──────── Entries shown ────────

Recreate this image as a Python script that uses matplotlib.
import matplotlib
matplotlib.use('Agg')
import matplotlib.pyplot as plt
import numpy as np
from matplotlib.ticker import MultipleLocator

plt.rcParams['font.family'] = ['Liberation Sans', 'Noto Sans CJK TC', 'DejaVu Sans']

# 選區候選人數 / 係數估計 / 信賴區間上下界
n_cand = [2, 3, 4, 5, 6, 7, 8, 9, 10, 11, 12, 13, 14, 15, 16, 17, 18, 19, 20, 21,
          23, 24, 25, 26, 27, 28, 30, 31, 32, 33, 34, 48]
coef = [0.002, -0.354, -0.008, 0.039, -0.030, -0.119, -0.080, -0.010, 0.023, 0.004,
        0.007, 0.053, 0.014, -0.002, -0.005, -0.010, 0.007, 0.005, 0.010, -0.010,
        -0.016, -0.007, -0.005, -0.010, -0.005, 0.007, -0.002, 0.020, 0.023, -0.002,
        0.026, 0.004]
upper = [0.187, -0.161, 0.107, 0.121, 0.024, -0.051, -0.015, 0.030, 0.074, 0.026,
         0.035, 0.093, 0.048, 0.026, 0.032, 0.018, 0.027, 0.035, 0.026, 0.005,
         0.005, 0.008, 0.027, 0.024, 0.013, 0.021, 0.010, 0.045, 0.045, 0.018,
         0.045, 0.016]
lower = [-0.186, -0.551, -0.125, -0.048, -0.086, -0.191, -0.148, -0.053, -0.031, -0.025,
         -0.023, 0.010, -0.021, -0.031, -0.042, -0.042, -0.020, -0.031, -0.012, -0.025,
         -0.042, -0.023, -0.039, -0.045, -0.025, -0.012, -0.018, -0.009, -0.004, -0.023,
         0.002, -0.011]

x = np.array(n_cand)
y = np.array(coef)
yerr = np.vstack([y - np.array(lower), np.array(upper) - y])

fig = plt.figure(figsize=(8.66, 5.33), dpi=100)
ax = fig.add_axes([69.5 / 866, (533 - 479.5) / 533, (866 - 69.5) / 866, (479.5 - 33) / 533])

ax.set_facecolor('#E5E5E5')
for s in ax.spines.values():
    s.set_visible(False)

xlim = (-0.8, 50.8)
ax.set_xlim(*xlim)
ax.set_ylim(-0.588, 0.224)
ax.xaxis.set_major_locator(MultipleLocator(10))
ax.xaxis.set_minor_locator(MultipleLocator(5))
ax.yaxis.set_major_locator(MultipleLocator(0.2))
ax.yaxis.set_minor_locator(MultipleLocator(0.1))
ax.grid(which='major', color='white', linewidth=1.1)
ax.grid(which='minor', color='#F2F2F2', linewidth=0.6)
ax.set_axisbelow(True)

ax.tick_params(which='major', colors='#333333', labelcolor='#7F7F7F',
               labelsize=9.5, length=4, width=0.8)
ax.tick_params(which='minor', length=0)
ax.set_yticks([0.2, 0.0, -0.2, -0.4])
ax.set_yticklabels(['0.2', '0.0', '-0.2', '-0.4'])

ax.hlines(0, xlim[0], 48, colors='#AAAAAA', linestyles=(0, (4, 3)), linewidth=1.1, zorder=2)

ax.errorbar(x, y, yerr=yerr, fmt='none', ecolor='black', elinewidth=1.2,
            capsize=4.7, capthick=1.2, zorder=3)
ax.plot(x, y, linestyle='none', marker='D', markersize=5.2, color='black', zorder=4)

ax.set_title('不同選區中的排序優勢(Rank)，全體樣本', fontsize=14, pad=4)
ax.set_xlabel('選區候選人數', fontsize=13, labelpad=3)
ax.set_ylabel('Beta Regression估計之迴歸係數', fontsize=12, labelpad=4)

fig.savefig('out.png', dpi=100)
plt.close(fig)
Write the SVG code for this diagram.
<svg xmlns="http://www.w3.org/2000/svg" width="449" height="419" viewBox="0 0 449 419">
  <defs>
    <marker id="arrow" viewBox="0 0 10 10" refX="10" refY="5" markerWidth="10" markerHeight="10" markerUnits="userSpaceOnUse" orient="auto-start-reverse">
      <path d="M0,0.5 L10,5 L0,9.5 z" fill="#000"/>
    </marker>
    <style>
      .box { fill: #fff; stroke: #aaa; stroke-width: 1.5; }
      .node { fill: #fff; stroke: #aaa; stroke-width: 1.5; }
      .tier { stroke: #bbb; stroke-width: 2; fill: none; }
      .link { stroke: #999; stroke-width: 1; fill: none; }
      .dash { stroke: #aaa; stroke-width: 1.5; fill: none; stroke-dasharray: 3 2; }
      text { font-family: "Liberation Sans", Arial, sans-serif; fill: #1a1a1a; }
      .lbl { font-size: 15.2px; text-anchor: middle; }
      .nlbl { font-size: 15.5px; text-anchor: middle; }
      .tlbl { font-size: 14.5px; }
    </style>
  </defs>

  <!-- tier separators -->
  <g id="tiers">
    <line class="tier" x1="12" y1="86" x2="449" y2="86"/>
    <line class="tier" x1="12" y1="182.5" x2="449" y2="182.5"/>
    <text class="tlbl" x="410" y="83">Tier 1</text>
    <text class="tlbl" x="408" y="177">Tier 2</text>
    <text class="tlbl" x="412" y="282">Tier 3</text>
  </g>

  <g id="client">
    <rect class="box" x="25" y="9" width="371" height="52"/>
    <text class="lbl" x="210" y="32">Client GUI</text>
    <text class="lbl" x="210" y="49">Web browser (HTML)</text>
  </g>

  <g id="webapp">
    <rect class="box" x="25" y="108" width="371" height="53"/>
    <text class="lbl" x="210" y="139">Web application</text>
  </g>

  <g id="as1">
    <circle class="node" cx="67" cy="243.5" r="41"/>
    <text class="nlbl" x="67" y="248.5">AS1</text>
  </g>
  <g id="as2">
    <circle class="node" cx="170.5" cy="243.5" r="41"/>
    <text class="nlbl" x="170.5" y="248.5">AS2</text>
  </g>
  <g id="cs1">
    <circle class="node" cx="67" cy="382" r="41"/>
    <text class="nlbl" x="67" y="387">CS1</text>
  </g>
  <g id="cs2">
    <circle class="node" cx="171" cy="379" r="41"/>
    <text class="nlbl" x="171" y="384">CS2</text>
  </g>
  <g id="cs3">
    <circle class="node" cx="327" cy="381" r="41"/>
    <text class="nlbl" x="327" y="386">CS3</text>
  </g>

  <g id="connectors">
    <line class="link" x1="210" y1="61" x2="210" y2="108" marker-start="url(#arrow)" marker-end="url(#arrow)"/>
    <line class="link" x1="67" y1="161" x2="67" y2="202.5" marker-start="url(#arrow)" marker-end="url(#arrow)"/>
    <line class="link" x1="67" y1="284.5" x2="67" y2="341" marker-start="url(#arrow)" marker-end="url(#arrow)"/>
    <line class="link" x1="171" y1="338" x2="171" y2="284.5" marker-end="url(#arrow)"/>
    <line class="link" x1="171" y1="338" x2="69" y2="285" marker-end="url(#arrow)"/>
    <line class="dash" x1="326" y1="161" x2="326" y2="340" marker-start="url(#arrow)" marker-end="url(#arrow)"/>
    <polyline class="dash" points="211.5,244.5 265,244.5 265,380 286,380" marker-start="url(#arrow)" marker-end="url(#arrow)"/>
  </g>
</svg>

────────

» **Stated problem**: Reproduce verbatim only this range: the first line of the material through the line that contains "s.set_visible(False)", inclusive.

» **Answer to the problem**:
Recreate this image as a Python script that uses matplotlib.
import matplotlib
matplotlib.use('Agg')
import matplotlib.pyplot as plt
import numpy as np
from matplotlib.ticker import MultipleLocator

plt.rcParams['font.family'] = ['Liberation Sans', 'Noto Sans CJK TC', 'DejaVu Sans']

# 選區候選人數 / 係數估計 / 信賴區間上下界
n_cand = [2, 3, 4, 5, 6, 7, 8, 9, 10, 11, 12, 13, 14, 15, 16, 17, 18, 19, 20, 21,
          23, 24, 25, 26, 27, 28, 30, 31, 32, 33, 34, 48]
coef = [0.002, -0.354, -0.008, 0.039, -0.030, -0.119, -0.080, -0.010, 0.023, 0.004,
        0.007, 0.053, 0.014, -0.002, -0.005, -0.010, 0.007, 0.005, 0.010, -0.010,
        -0.016, -0.007, -0.005, -0.010, -0.005, 0.007, -0.002, 0.020, 0.023, -0.002,
        0.026, 0.004]
upper = [0.187, -0.161, 0.107, 0.121, 0.024, -0.051, -0.015, 0.030, 0.074, 0.026,
         0.035, 0.093, 0.048, 0.026, 0.032, 0.018, 0.027, 0.035, 0.026, 0.005,
         0.005, 0.008, 0.027, 0.024, 0.013, 0.021, 0.010, 0.045, 0.045, 0.018,
         0.045, 0.016]
lower = [-0.186, -0.551, -0.125, -0.048, -0.086, -0.191, -0.148, -0.053, -0.031, -0.025,
         -0.023, 0.010, -0.021, -0.031, -0.042, -0.042, -0.020, -0.031, -0.012, -0.025,
         -0.042, -0.023, -0.039, -0.045, -0.025, -0.012, -0.018, -0.009, -0.004, -0.023,
         0.002, -0.011]

x = np.array(n_cand)
y = np.array(coef)
yerr = np.vstack([y - np.array(lower), np.array(upper) - y])

fig = plt.figure(figsize=(8.66, 5.33), dpi=100)
ax = fig.add_axes([69.5 / 866, (533 - 479.5) / 533, (866 - 69.5) / 866, (479.5 - 33) / 533])

ax.set_facecolor('#E5E5E5')
for s in ax.spines.values():
    s.set_visible(False)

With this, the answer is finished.